For his contribution to the American musical genre of "Rockabilly", Bill "Peg Pants" Beach was inducted into the Rockabilly Hall of Fame, headquartered in Jackson, Tennessee, US. He still writes and performs songs and has received national notoriety for some of his more recent endeavors. In 1998, he submitted his song "Viagra and the Beeper" to The Nashville Network's (TNN) International Amateur Songwriting Contest. Beach and his song placed sixth in a field of over 13,000 entrants for this upbeat, parody song. While living in the Naples, FL area, Bill "Peg Pants" Beach was a regular performer at Stan's Idle Hour, an internationally known tourist destination in Goodland, FL.

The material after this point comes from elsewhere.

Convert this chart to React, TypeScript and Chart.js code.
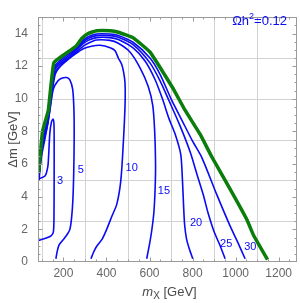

In February 1999, another song he wrote, "I Believed You Mr. President" was featured during the Cable News Network's (CNN) coverage of President Bill Clinton's impeachment trial. Also a parody and humorous song, the words of "I Believed You Mr. President" told the story of how one voter's innocence was rocked during the Monica Lewinsky scandal that ultimately led to the impeachment trial of the 42nd President of the United States of America.

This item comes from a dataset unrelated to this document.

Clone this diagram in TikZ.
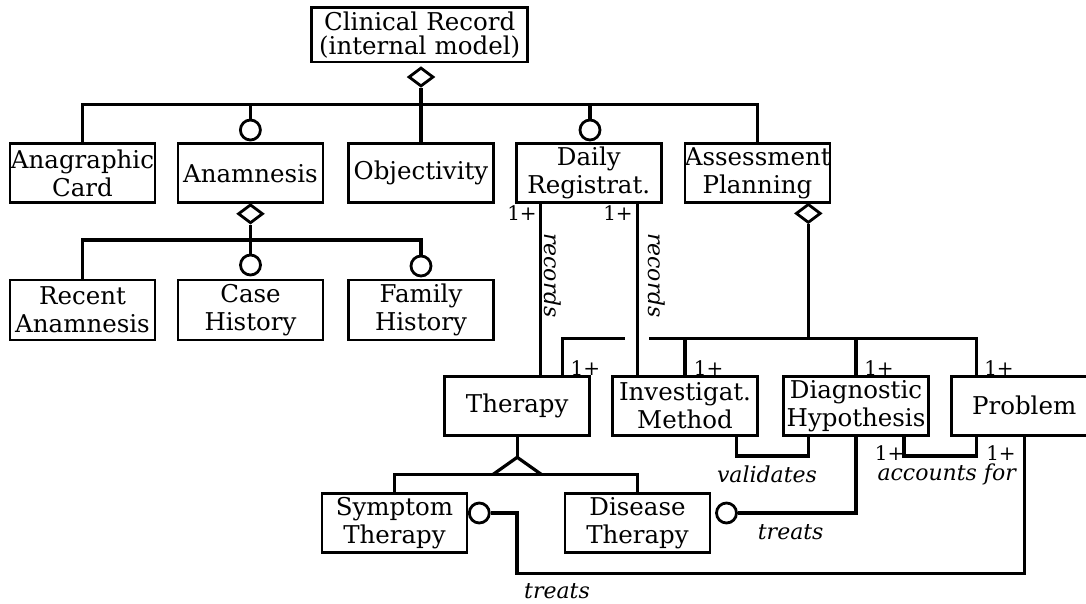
\documentclass[tikz,border=0pt]{standalone}
\usepackage{fontspec}
\setmainfont{DejaVu Serif}
\usetikzlibrary{shapes.geometric,calc}
\begin{document}
\begin{tikzpicture}[x=1pt,y=-1pt,
  box/.style={draw,line width=2.8pt,text width=145pt,inner xsep=0pt,inner ysep=0pt,
    minimum height=59pt,align=center,font=\fontsize{24.5}{28}\selectfont},
  conn/.style={line width=3.2pt},
  agg/.style={diamond,draw,line width=2.8pt,minimum width=25pt,minimum height=19pt,inner sep=0pt,fill=white},
  opt/.style={circle,draw,line width=2.8pt,minimum size=20pt,inner sep=0pt},
  mult/.style={font=\fontsize{20}{20}\selectfont,inner sep=0pt},
  role/.style={font=\itshape\fontsize{22}{22}\selectfont,inner sep=0pt},
]
\useasboundingbox (0,0) rectangle (1086,603);
\clip (0,0) rectangle (1086,603);

% boxes
\node[box,text width=216pt,minimum height=54.7pt,font=\fontsize{24.5}{24}\selectfont] (clin) at (419.7,34.7) {Clinical Record\\(internal model)};
\node[box] (anag) at (82.5,173.3) {Anagraphic\\Card};
\node[box] (anam) at (250.4,173.3) {Anamnesis};
\node[box] (obj) at (421,173.3) {Objectivity};
\node[box] (daily) at (588.8,173.3) {Daily\\Registrat.};
\node[box] (assess) at (757.4,173.3) {Assessment\\Planning};
\node[box,minimum height=60pt] (recent) at (82.5,310) {Recent\\Anamnesis};
\node[box,minimum height=60pt] (case) at (250.5,310) {Case\\History};
\node[box,minimum height=60pt] (family) at (421,310) {Family\\History};
\node[box] (therapy) at (517.2,405.7) {Therapy};
\node[box] (invest) at (685,405.7) {Investigat.\\Method};
\node[box] (diag) at (856,405.7) {Diagnostic\\Hypothesis};
\node[box] (problem) at (1024.2,405.7) {Problem};
\node[box] (symptom) at (394.5,523) {Symptom\\Therapy};
\node[box] (disease) at (637.5,523) {Disease\\Therapy};

% adornments
\node[agg] (d1) at (421,77) {};
\node[opt] (c1) at (250.4,130) {};
\node[opt] (c2) at (590,130) {};
\node[agg] (d2) at (250.5,213.8) {};
\node[opt] (c3) at (250.5,265) {};
\node[opt] (c4) at (421,266) {};
\node[agg] (d3) at (808.3,213.4) {};
\node[opt] (c5) at (479.3,513) {};
\node[opt] (c6) at (726.5,513) {};

% helper coordinates
\coordinate (bar1) at (0,104.3);
\coordinate (bar2) at (0,240);
\coordinate (bar3) at (0,338.3);
\coordinate (bar4) at (0,474.3);
\coordinate (lowv) at (0,456);
\coordinate (gapL) at (624.7,338.3);
\coordinate (gapR) at (649.3,338.3);
\coordinate (apex) at ($(therapy.south)+(0,20.7)$);
\coordinate (tb) at (517,573.7);

% top level
\draw[conn] (d1.south) -- (d1.south |- bar1);
\draw[conn] (anag.north) |- (assess.north |- bar1) -- (assess.north);
\draw[conn] (c1.north) -- (c1.north |- bar1);
\draw[conn] (c2.north) -- (c2.north |- bar1);
\draw[conn] (obj.north) -- (obj.north |- bar1);

% anamnesis
\draw[conn] (d2.south) -- (d2.south |- bar2);
\draw[conn] (recent.north) |- (c4.north |- bar2) -- (c4.north);
\draw[conn] (c3.north) -- (c3.north |- bar2);

% records
\draw[conn] ($(daily.south)+(-48,0)$) -- ($(daily.south|-therapy.north)+(-48,0)$);
\draw[conn] ($(daily.south)+(48.5,0)$) -- ($(daily.south|-invest.north)+(48.5,0)$);
\node[mult] (m1) at (522,213) {1+};
\node[mult] (m2) at (618,213) {1+};
\node[role,rotate=-90] (r1) at (553,275.5) {records};
\node[role,rotate=-90] (r2) at (657,275.5) {records};

% assessment planning
\draw[conn] (d3.south) -- (d3.south |- bar3);
\draw[conn] ($(therapy.north)+(45,0)$) |- (gapL);
\draw[conn] (gapR) -| ($(problem.north)+(-48,0)$);
\draw[conn] (invest.north) -- (invest.north |- bar3);
\draw[conn] (diag.north) -- (diag.north |- bar3);
\node[mult] (m3) at (585.3,367.7) {1+};
\node[mult] (m4) at (708.7,367.7) {1+};
\node[mult] (m5) at (879,367.7) {1+};
\node[mult] (m6) at (999,367.7) {1+};

% generalization
\draw[conn] (therapy.south) -- (apex);
\draw[conn] ($(apex|-bar4)+(-24,0)$) -- (apex) -- ($(apex|-bar4)+(24,0)$);
\draw[conn] (symptom.north) |- (disease.north |- bar4) -- (disease.north);

% treats (symptom)
\draw[conn] (c5.east) -| (tb) -| (problem.south);
\node[role] (t1) at (557,591) {treats};

% treats (disease)
\draw[conn] (c6.east) -| (diag.south);
\node[role] (t2) at (790.7,531.7) {treats};

% validates
\draw[conn] ($(invest.south)+(51.7,0)$) |- ($(diag.south|-lowv)+(-47.7,0)$) -- ($(diag.south)+(-47.7,0)$);
\node[role] (v1) at (767,474.3) {validates};

% accounts for
\draw[conn] ($(diag.south)+(48,0)$) |- ($(problem.south|-lowv)+(-48,0)$) -- ($(problem.south)+(-48,0)$);
\node[mult] (m7) at (889.7,452.7) {1+};
\node[mult] (m8) at (1001,452.7) {1+};
\node[role] (a1) at (946.7,474.3) {accounts for};
\end{tikzpicture}
\end{document}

In 2010, Beach was commissioned by the Rookery Bay National Estuarine Research Reserve to write a song commemorating the discovery of new aquatic wildlife in Naples, FL. He and his wife Joan split their time between Naples, Florida, and Crossville, Tennessee. They enjoyed a full retirement life. Bill continued to play music in Naples, Florida well into his eighties.

The last song Bill composed in 2021 was a tribute to his salvation through Jesus Christ. It is written with a Bluegrass flair.

Beach died in Hamilton, Ohio, on October 28, 2024, at the age of 92.

==Discography==

| Year | Image | Title | Label |
|---|---|---|---|
| 1956 |  | Peg Pants / You're Gonna Like Me Baby | King Records |

==Various artists compilations==
- Rockabilly From Memphis (Burning Fire) released 28 October 2008 (Format: iTunes mp3)
- Classic Rockabilly (Proper UK/B000NA1TIY) released 12 Mar 2007 (Format: CD Box Set)
- Red Hot Love (Pan American Records) released 2008 (Format: CD)
- King Rockabilly (Ace/B00004WGEE) released 12 Feb 2001 (Format: CD)
- King/Federal Rockabillys (King/Gusto/K5016X) released 1978 (Format: LP)

==Later radio playlists==
- Shakin' Katz Radio. CHRW 94.9 FM. London, ON. 15 May 2010. "Peg Pants" and "You're Gonna Like Me Baby".
- Around Cincinnati. WVXU 91.7 FM . Cincinnati, OH 28 March 2010. "Peg Pants".
- Kim Clark's Record Shack. WTZQ 1600 AM. Hendersonville, NC. 13 March 2010. "Peg Pants".
- Trevor Hyland and the Rock and Roll Dance Party. Rock-It Radio. Show No. 3284. Rock-It Radio.net/Palmsradio.com. 23 January 2010. "Peg Pants".
- Kim Clark's Record Shack. WTZQ 1600 AM. Hendersonville, NC. 28 November 2009. "Peg Pants".
- Shakin' Katz Radio. CHRW 94.9 FM. London, ON. 27 December 2008. "Peg Pants".
- Howdylicious. KUCI 88.9 FM. Irvine, CA. 4 February 2007. "Peg Pants".
- Rock and Roll Dance Party. WUSB 90.1 FM. Stony Brook, NY. 13 July 2004. "Peg Pants".